9th Cir.;

The court of appeals reversed a judgment and remanded. The court held that federal law did not preempt California state law banning the sale of foie gras produced by the force-feeding of ducks or geese.

In 2004, California passed legislation to prohibit the practice of force-feeding ducks or geese to produce foie gras, as well as the in-state sale of products made elsewhere from birds force-fed in such a manner. Plaintiffs, an association of Canadian duck and geese farmers that produce foie gras and a California restaurant that sells foie gras, filed suit challenging Cal. Health & Saf. Code §25981, which bans the sale of products from force-fed birds, arguing it was preempted by the Poultry Products Inspection Act (PPIA).

The district court granted summary judgment in favor of plaintiffs, finding §25982 was expressly preempted by the PPIA.
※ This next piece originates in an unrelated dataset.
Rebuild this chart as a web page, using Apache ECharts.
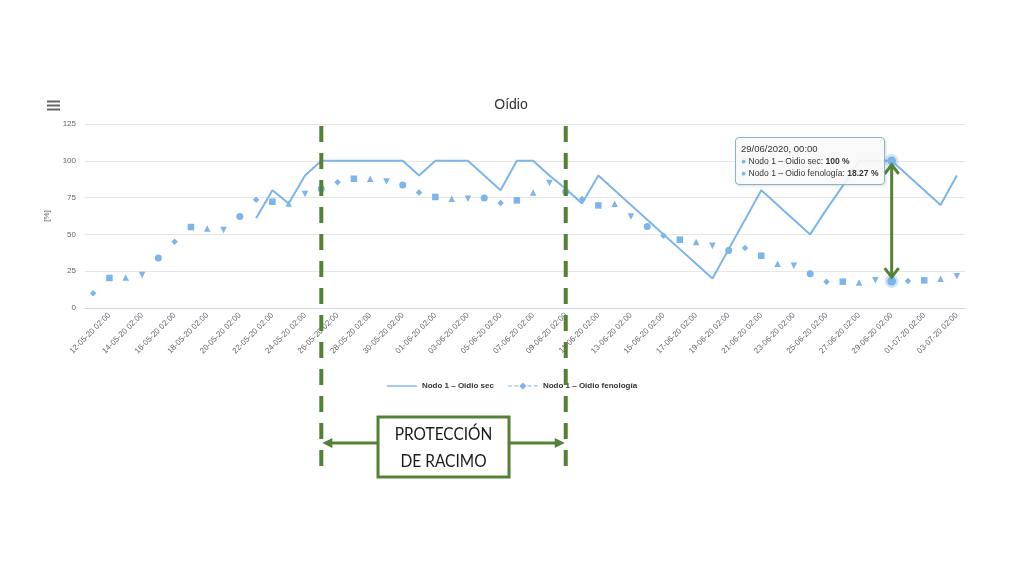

The court of appeals reversed, holding that the PPIA neither expressly nor impliedly preempted §25982. At issue was that provision of the PPIA, codified at 21 U.S.C. §467e, barring states from issuing “marking, labeling, packaging, or ingredient requirements…in addition to, or different than” those under the PPIA. Section 25981 does not impose a preempted “ingredient requirement.” The difference between foie gras produced with force-fed birds and foie gras produced with non-force-fed birds is not one of ingredient. Rather, the difference is in the treatment of the birds while alive. “Force-fed” is not a physical component found in poultry; it is a feeding technique. Plaintiffs’ claims of field and obstacle preemption were similarly unavailing.